The new VMware vShield 5 suite puts your virtual infrastructure on a par with physical isolation security. Included with this suite are VMware vShield App, VMware vShield App with Data Security, VMware vShield Edge, VMware vShield Endpoint, and VMware vShield Manager.

VMware vShield App enables you to secure the interior of your virtual infrastructure. This software-based solution is deployed as a virtual appliance, providing complete visibility and control of inter-virtual machine traffic. With vShield App, you can create virtual firewalls with unlimited port density, enabling multiple trust zones within an ESXi cluster. With protection at the hypervisor level, VMs are protected at layer 2 and layer 3, and enforced at the vNIC level. Governance, Risk, and Compliance have never been easier with vShield App’s robust flow monitoring, logging, and auditing. vShield Data Security (vSDS) reduces risk of noncompliance with automated scans and assessment reporting on policy machines per virtual machine.

With vShield App protecting the inter-VM relationships, vShield Edge provides protection for the edge of the datacenter. The latest version includes static routing (instead of requiring NAT), certificate-based VPNs, and gateway services allowing isolation of virtual machines by port group. Commonly used to protect extranets, vShield Edge can also be used to secure multitenant environments—allowing perimeter security for each tenant’s virtual datacenter.

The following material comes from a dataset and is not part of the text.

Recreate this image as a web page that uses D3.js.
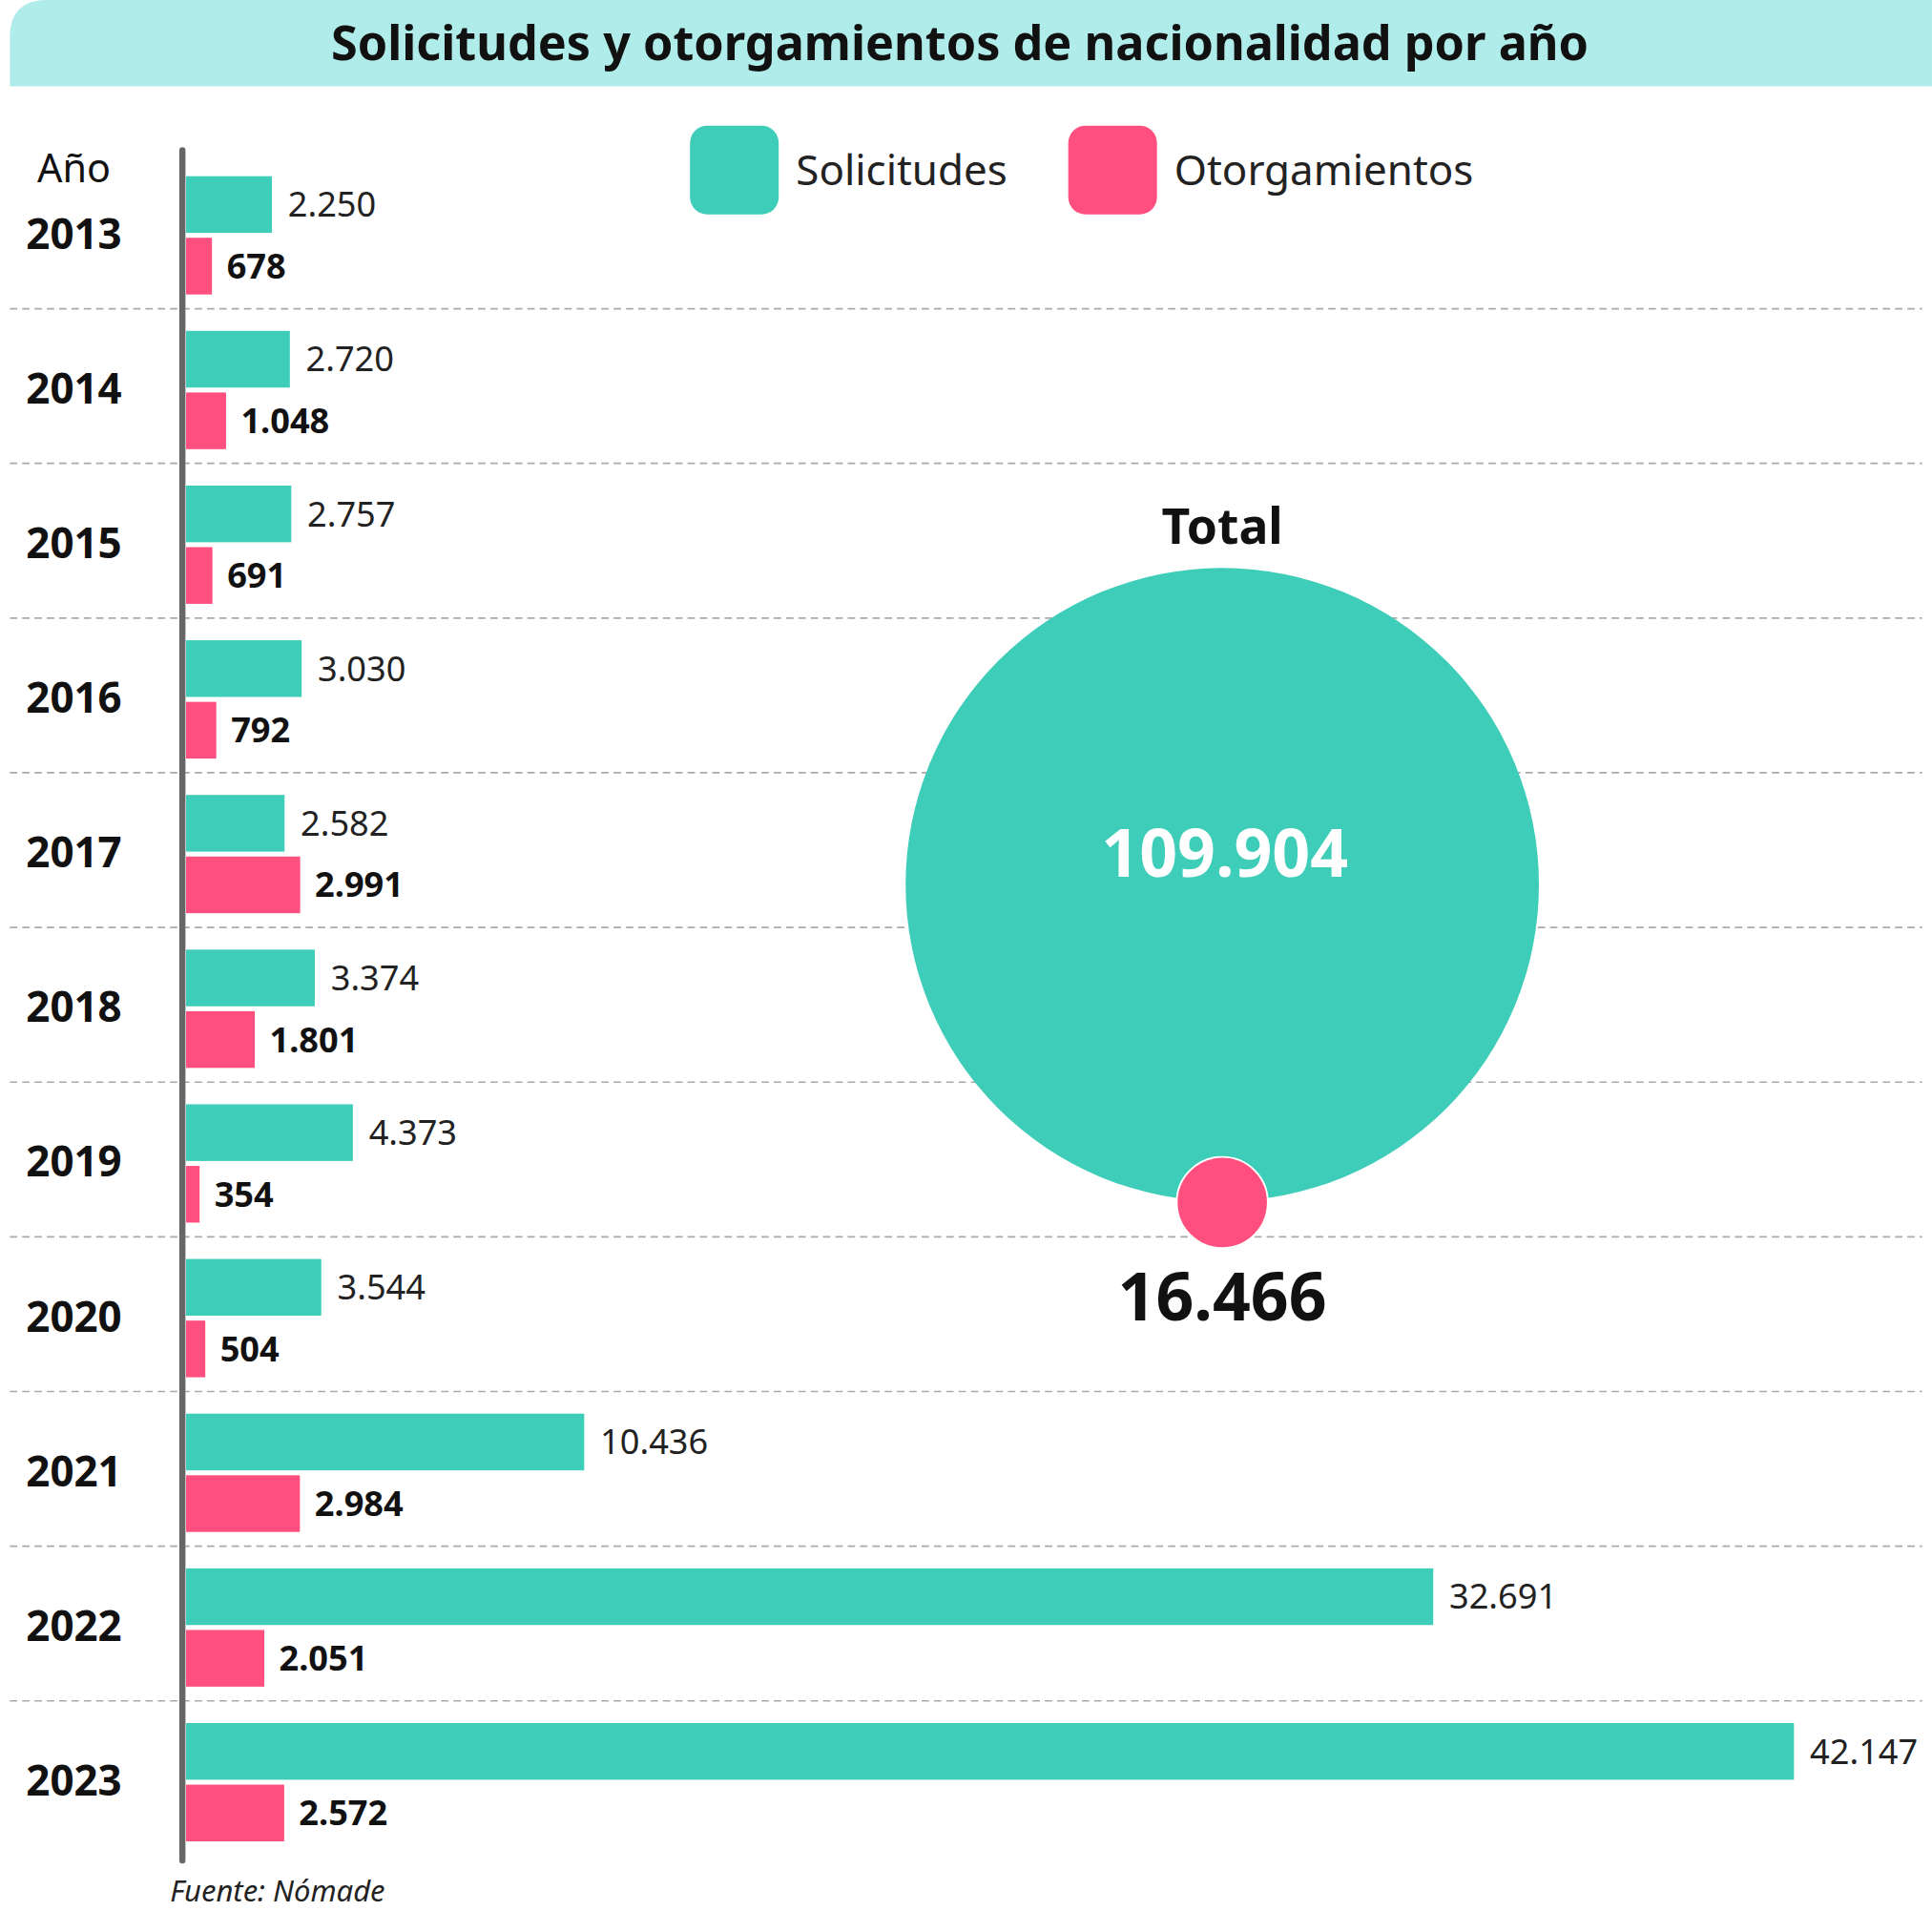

Security is often considered an afterthought, but it can make or break your virtual or physical infrastructure. VMware vShield 5 suite allows you to secure and separate barriers without needing to physically isolate as you would have needed to in the past. The VMware vShield product protects such large installations as the New York Stock Exchange’s own community cloud infrastructure. So whether you are a small shop managing a small virtual infrastructure or a major multitenant service provider, the VMware vShield 5 suite provides the single management framework to secure your hosts, network, applications, data, and endpoints!